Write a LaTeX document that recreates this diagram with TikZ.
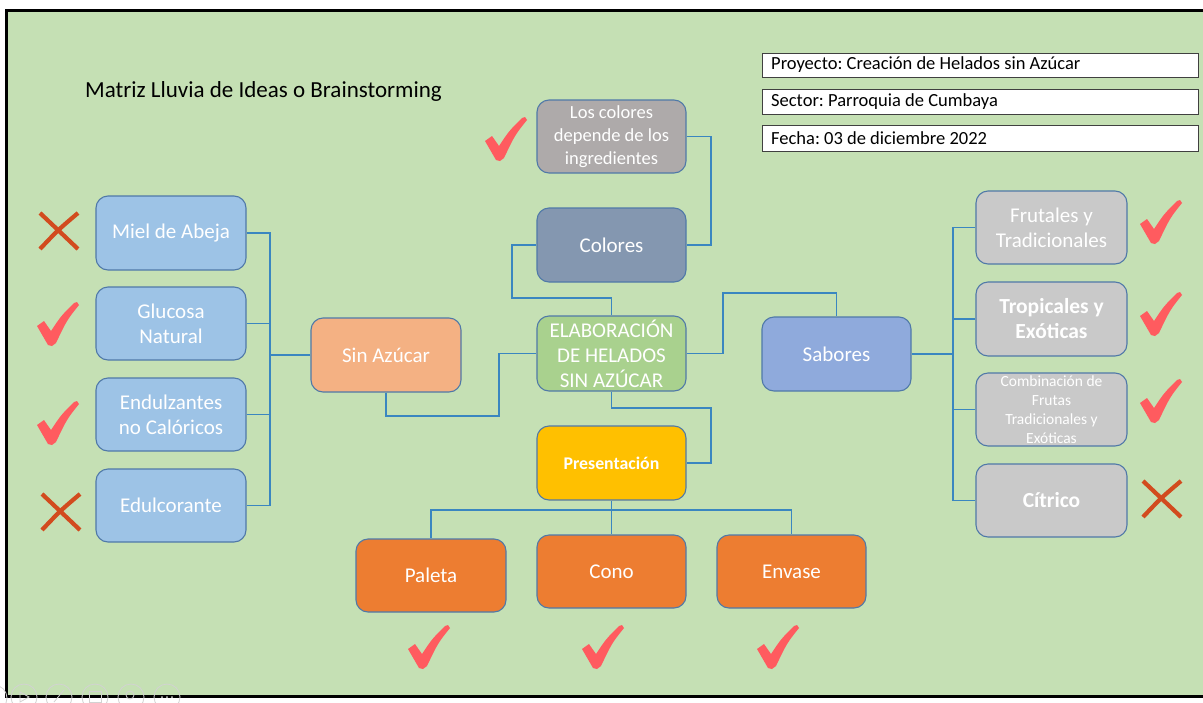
\documentclass[tikz,border=0pt]{standalone}
\usepackage{fontspec}
\setmainfont{Carlito}
\frenchspacing
\usetikzlibrary{calc}
\definecolor{bggreen}{HTML}{C5E0B4}
\definecolor{skyblue}{HTML}{9DC3E6}
\definecolor{peach}{HTML}{F4B183}
\definecolor{leaf}{HTML}{A9D18E}
\definecolor{slate}{HTML}{8497B0}
\definecolor{stone}{HTML}{AEAAAA}
\definecolor{gold}{HTML}{FFC000}
\definecolor{pumpkin}{HTML}{ED7D31}
\definecolor{cornflower}{HTML}{8FAADC}
\definecolor{silver}{HTML}{C9C9C9}
\definecolor{edge}{HTML}{5079A8}
\definecolor{wire}{HTML}{3A86C0}
\definecolor{okred}{HTML}{FF5B5F}
\definecolor{nored}{HTML}{D24B1E}
\tikzset{
  box/.style={draw=edge, line width=1.1pt, rounded corners=12pt, inner sep=0pt,
    text=white, align=center, font=\fontsize{21}{25}\selectfont},
  conn/.style={draw=wire, line width=1.3pt},
  infobox/.style={draw=black!75, fill=white, line width=1pt, inner sep=0pt,
    minimum width=436pt},
  infotext/.style={anchor=west, inner sep=0pt, font=\fontsize{18.5}{21}\selectfont},
  okmark/.pic={
    \fill[okred] (0,24) .. controls (3,21) .. (7,19) -- (14,29)
      .. controls (24,14) .. (37,1) -- (40,0) -- (42,3)
      .. controls (30,18) .. (19,41) -- (15,44) -- (11,43) -- cycle;
  },
  nomark/.pic={
    \draw[nored, line width=4.2pt] (2,1) .. controls (20,18) .. (40,37);
    \draw[nored, line width=4.2pt] (40,1) .. controls (20,18) .. (2,37);
  },
  uiicon/.style={draw=gray!35, line width=0.8pt}
}
\begin{document}
\begin{tikzpicture}[x=1pt, y=-1pt]
% page and framed slide area
\useasboundingbox (0,0) rectangle (1203,702);
\fill[white] (0,0) rectangle (1203,702);
\fill[bggreen] (7,10) rectangle (1203,696);
\draw[black, line width=3pt] (1203,10) -- (6.5,10) -- (6.5,696.5) -- (1203,696.5);

% title
\node[anchor=west, inner sep=0pt, font=\fontsize{23}{26}\selectfont] (title) at (85,91) {Matriz Lluvia de Ideas o Brainstorming};

% project details
\node[infobox, minimum height=24pt] (proj) at (980,65) {};
\node[infotext] (projt) at (771,65) {Proyecto: Creación de Helados sin Azúcar};
\node[infobox, minimum height=25pt] (sect) at (980,101.5) {};
\node[infotext] (sectt) at (771,101.5) {Sector: Parroquia de Cumbaya};
\node[infobox, minimum height=26pt] (fech) at (980,138) {};
\node[infotext] (fecht) at (771,138) {Fecha: 03 de diciembre 2022};

% sweetener options
\node[box, fill=skyblue, minimum width=150pt, minimum height=74pt] (m1) at (171,233) {Miel de Abeja};
\node[box, fill=skyblue, minimum width=150pt, minimum height=73pt] (m2) at (171,323.5) {Glucosa\\Natural};
\node[box, fill=skyblue, minimum width=150pt, minimum height=73pt] (m3) at (171,414.5) {Endulzantes\\no Calóricos};
\node[box, fill=skyblue, minimum width=150pt, minimum height=73pt] (m4) at (171,505.5) {Edulcorante};

% central branches
\node[box, fill=peach, minimum width=150pt, minimum height=74pt] (sin) at (386,355) {Sin Azúcar};
\node[box, fill=leaf, minimum width=149pt, minimum height=75pt] (elab) at (611.5,353.5) {ELABORACIÓN\\DE HELADOS\\SIN AZÚCAR};
\node[box, fill=slate, minimum width=149pt, minimum height=74pt] (col) at (611.5,245) {Colores};
\node[box, fill=stone, minimum width=149pt, minimum height=73pt, font=\fontsize{18.5}{23}\selectfont] (loscol) at (611.5,136.5) {Los colores\\depende de los\\ingredientes};
\node[box, fill=gold, minimum width=149pt, minimum height=74pt, font=\fontsize{17.8}{20}\selectfont\bfseries] (pres) at (611.5,463) {Presentación};
\node[box, fill=cornflower, minimum width=149pt, minimum height=74pt] (sab) at (836.5,354) {Sabores};

% presentation formats
\node[box, fill=pumpkin, minimum width=150pt, minimum height=73pt] (pal) at (431,575.5) {Paleta};
\node[box, fill=pumpkin, minimum width=149pt, minimum height=73pt] (cono) at (611.5,571.5) {Cono};
\node[box, fill=pumpkin, minimum width=149pt, minimum height=73pt] (env) at (791.5,571.5) {Envase};

% flavour groups
\node[box, fill=silver, minimum width=151pt, minimum height=73pt] (r1) at (1051.5,227.5) {Frutales y\\Tradicionales};
\node[box, fill=silver, minimum width=151pt, minimum height=74pt, font=\fontsize{21.5}{25}\selectfont\bfseries] (r2) at (1051.5,319) {Tropicales y\\Exóticas};
\node[box, fill=silver, minimum width=151pt, minimum height=73pt, font=\fontsize{15.5}{18.8}\selectfont] (r3) at (1051.5,409.5) {Combinación de\\Frutas\\Tradicionales y\\Exóticas};
\node[box, fill=silver, minimum width=151pt, minimum height=73pt, font=\fontsize{21.5}{25}\selectfont\bfseries] (r4) at (1051.5,500.5) {Cítrico};

% connector junctions
\coordinate (lbus) at (270,355);
\coordinate (j1) at (499,416);
\coordinate (j2) at (512,298);
\coordinate (j3) at (711,190);
\coordinate (j4) at (711,408);
\coordinate (j5) at (723,293);
\coordinate (pbus) at (611.5,510);
\coordinate (rbus) at (953,354);

% connectors
\draw[conn] (m1.east) -| (m4.east -| lbus) -- (m4.east);
\draw[conn] (m2.east) -- (m2.east -| lbus);
\draw[conn] (m3.east) -- (m3.east -| lbus);
\draw[conn] (sin.west) -- (sin.west -| lbus);
\draw[conn] (sin.south) |- (j1) |- (elab.west);
\draw[conn] (col.west) -| (j2) -| (elab.north);
\draw[conn] (loscol.east) -| (j3) |- (col.east);
\draw[conn] (elab.south) |- (j4) |- (pres.east);
\draw[conn] (elab.east) -| (j5) -| (sab.north);
\draw[conn] (pal.north) |- (pbus) -| (env.north);
\draw[conn] (pres.south) -- (cono.north);
\draw[conn] (r1.west) -| (r4.west -| rbus) -- (r4.west);
\draw[conn] (r2.west) -- (r2.west -| rbus);
\draw[conn] (r3.west) -- (r3.west -| rbus);
\draw[conn] (sab.east) -- (rbus);

% approval marks
\pic at (38,212) {nomark};
\pic at (37,302) {okmark};
\pic at (37,401) {okmark};
\pic at (40,493) {nomark};
\pic at (485,117) {okmark};
\pic at (1140,200) {okmark};
\pic at (1140,292) {okmark};
\pic at (1140,379) {okmark};
\pic at (1141,480) {nomark};
\pic at (408,625) {okmark};
\pic at (582,625) {okmark};
\pic at (757,625) {okmark};

% faint slideshow controls
\draw[uiicon] (-6,698) circle (13);
\draw[uiicon] (24,697) circle (13);
\draw[uiicon] (20,692) -- (20,702) -- (29,697) -- cycle;
\draw[uiicon] (59,697) circle (13);
\draw[uiicon] (54,702) -- (64,690);
\draw[uiicon] (95,697) circle (13);
\draw[uiicon] (89,691) rectangle (101,702);
\draw[uiicon] (131,697) circle (13);
\draw[uiicon] (130,695) circle (4);
\draw[uiicon] (167,697) circle (13);
\fill[gray!35] (162,697) circle (1) (167,697) circle (1) (172,697) circle (1);
\end{tikzpicture}
\end{document}
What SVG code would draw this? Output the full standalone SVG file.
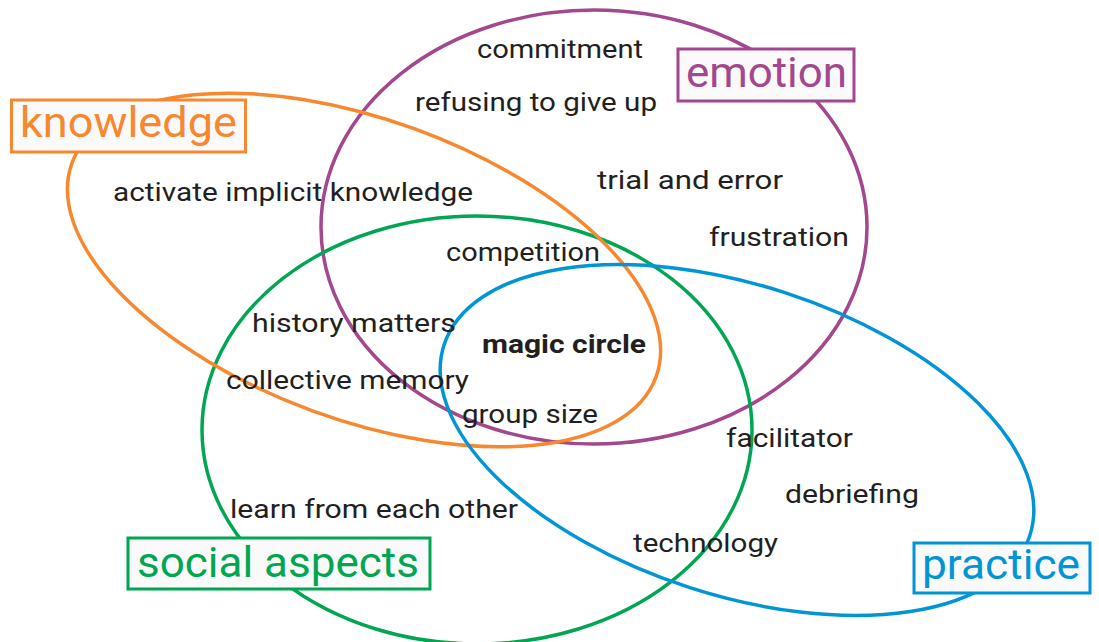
<svg xmlns="http://www.w3.org/2000/svg" width="1099" height="642" viewBox="0 0 1099 642">
<style>
.e{fill:none;stroke-width:3.5}
.t{font-family:Roboto,"Liberation Sans",sans-serif;font-size:26px;fill:#231f20}
.b{font-weight:bold}
.lb{stroke-width:3;fill:#fafafa}
.lt{font-family:Roboto,"Liberation Sans",sans-serif;font-size:43px}
</style>
<rect width="1099" height="642" fill="#ffffff"/>
<g id="ellipses">
<ellipse id="e-emotion" class="e" stroke="#a3478e" cx="594" cy="227" rx="273" ry="217"/>
<ellipse id="e-social" class="e" stroke="#00a651" cx="477" cy="430" rx="275" ry="214"/>
<ellipse id="e-knowledge" class="e" stroke="#f7882f" cx="364" cy="270" rx="311" ry="150" transform="rotate(20.1 364 270)"/>
<ellipse id="e-practice" class="e" stroke="#0096d6" cx="737" cy="440" rx="308" ry="155" transform="rotate(18 737 440)"/>
</g>
<g id="terms">
<text class="t" x="477" y="58" textLength="166" lengthAdjust="spacingAndGlyphs">commitment</text>
<text class="t" x="415" y="111" textLength="242" lengthAdjust="spacingAndGlyphs">refusing to give up</text>
<text class="t" x="113" y="201" textLength="360" lengthAdjust="spacingAndGlyphs">activate implicit knowledge</text>
<text class="t" x="597" y="189" textLength="186" lengthAdjust="spacingAndGlyphs">trial and error</text>
<text class="t" x="709" y="246" textLength="140" lengthAdjust="spacingAndGlyphs">frustration</text>
<text class="t" x="446" y="261" textLength="154" lengthAdjust="spacingAndGlyphs">competition</text>
<text class="t" x="252" y="332" textLength="204" lengthAdjust="spacingAndGlyphs">history matters</text>
<text class="t b" x="482" y="353" textLength="164" lengthAdjust="spacingAndGlyphs">magic circle</text>
<text class="t" x="226" y="389" textLength="243" lengthAdjust="spacingAndGlyphs">collective memory</text>
<text class="t" x="462" y="423" textLength="136" lengthAdjust="spacingAndGlyphs">group size</text>
<text class="t" x="726" y="447" textLength="127" lengthAdjust="spacingAndGlyphs">facilitator</text>
<text class="t" x="785" y="503" textLength="134" lengthAdjust="spacingAndGlyphs">debriefing</text>
<text class="t" x="230" y="518" textLength="288" lengthAdjust="spacingAndGlyphs">learn from each other</text>
<text class="t" x="633" y="552" textLength="145" lengthAdjust="spacingAndGlyphs">technology</text>
</g>
<g id="knowledge">
<rect class="lb" stroke="#f7882f" x="11.5" y="100" width="234" height="52"/>
<text class="lt" fill="#f7882f" x="20" y="137" textLength="217" lengthAdjust="spacingAndGlyphs">knowledge</text>
</g>
<g id="emotion">
<rect class="lb" stroke="#a3478e" x="678" y="49" width="176" height="52"/>
<text class="lt" fill="#a3478e" x="686" y="87" textLength="161" lengthAdjust="spacingAndGlyphs">emotion</text>
</g>
<g id="social-aspects">
<rect class="lb" stroke="#00a651" x="128" y="538" width="302" height="51"/>
<text class="lt" fill="#00a651" x="137" y="577" textLength="282" lengthAdjust="spacingAndGlyphs">social aspects</text>
</g>
<g id="practice">
<rect class="lb" stroke="#0096d6" x="914" y="543" width="176" height="50"/>
<text class="lt" fill="#0096d6" x="922" y="579" textLength="158" lengthAdjust="spacingAndGlyphs">practice</text>
</g>
</svg>
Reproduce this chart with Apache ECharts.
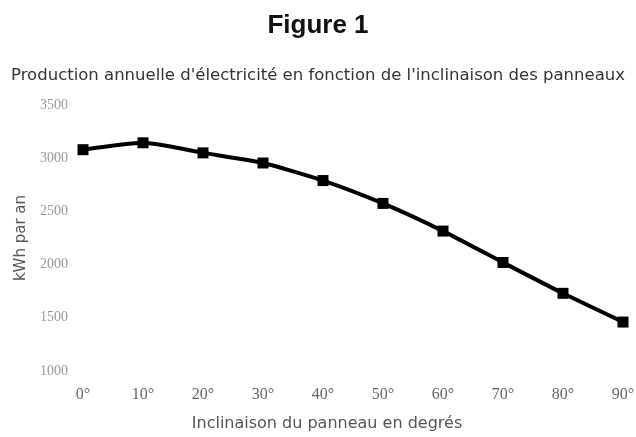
<!DOCTYPE html>
<html><head><meta charset="utf-8">
<script src="https://cdn.jsdelivr.net/npm/echarts@6/dist/echarts.min.js"></script>
<style>html,body{margin:0;padding:0;background:#fff}#c{width:636px;height:437px}</style>
</head><body><div id="c"></div>
<script>
const categories = ['0°','10°','20°','30°','40°','50°','60°','70°','80°','90°'];
const production = [3080, 3145, 3050, 2955, 2790, 2575, 2315, 2020, 1730, 1460];
const yTicks = [1000, 1500, 2000, 2500, 3000, 3500];

const chart = echarts.init(document.getElementById('c'), null, {renderer:'canvas'});
chart.setOption({
  backgroundColor:'#fff',
  animation:false,
  title:[
    {text:'Figure 1', left:'center', top:8, textStyle:{fontFamily:'Liberation Sans, Arial', fontSize:26, fontWeight:'bold', color:'#111'}},
    {text:"Production annuelle d'électricité en fonction de l'inclinaison des panneaux", left:'center', top:62, textStyle:{fontFamily:'DejaVu Sans', fontSize:16.5, fontWeight:'normal', color:'#333'}}
  ],
  grid:{left:83, right:13, top:105, bottom:66, containLabel:false, outerBoundsMode:'none'},
  xAxis:{
    type:'category', data:categories, boundaryGap:false,
    axisLine:{show:false}, axisTick:{show:false}, splitLine:{show:false},
    axisLabel:{margin:16, fontFamily:'Liberation Serif, Times New Roman', fontSize:16, color:'#666'},
    name:'Inclinaison du panneau en degrés', nameLocation:'middle', nameGap:45,
    nameTextStyle:{fontFamily:'DejaVu Sans', fontSize:16, color:'#555', padding:[0,52,0,0]}
  },
  yAxis:{
    type:'value', min:yTicks[0], max:yTicks[yTicks.length-1], interval:500,
    axisLine:{show:false}, axisTick:{show:false}, splitLine:{show:false},
    axisLabel:{margin:15, fontFamily:'Liberation Serif, Times New Roman', fontSize:14, color:'#999', formatter:v=>String(v)},
    name:'kWh par an', nameLocation:'middle', nameGap:54,
    nameTextStyle:{fontFamily:'DejaVu Sans', fontSize:15, color:'#555'}
  },
  series:[{
    type:'line', data:production, smooth:0.2,
    symbol:'rect', symbolSize:11,
    lineStyle:{color:'#000', width:4},
    itemStyle:{color:'#000'}
  }]
});
</script></body></html>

Required task:
Both the line with "Reproduce this chart with Apache ECharts." and the line with "const yTicks = [1000, 1500, 2000, 2500, 3000, 3500];" are included: reproduce them and every line between, exactly, with pictures omitted.

Reply to the task:
Reproduce this chart with Apache ECharts.
<!DOCTYPE html>
<html><head><meta charset="utf-8">
<script src="https://cdn.jsdelivr.net/npm/echarts@6/dist/echarts.min.js"></script>
<style>html,body{margin:0;padding:0;background:#fff}#c{width:636px;height:437px}</style>
</head><body><div id="c"></div>
<script>
const categories = ['0°','10°','20°','30°','40°','50°','60°','70°','80°','90°'];
const production = [3080, 3145, 3050, 2955, 2790, 2575, 2315, 2020, 1730, 1460];
const yTicks = [1000, 1500, 2000, 2500, 3000, 3500];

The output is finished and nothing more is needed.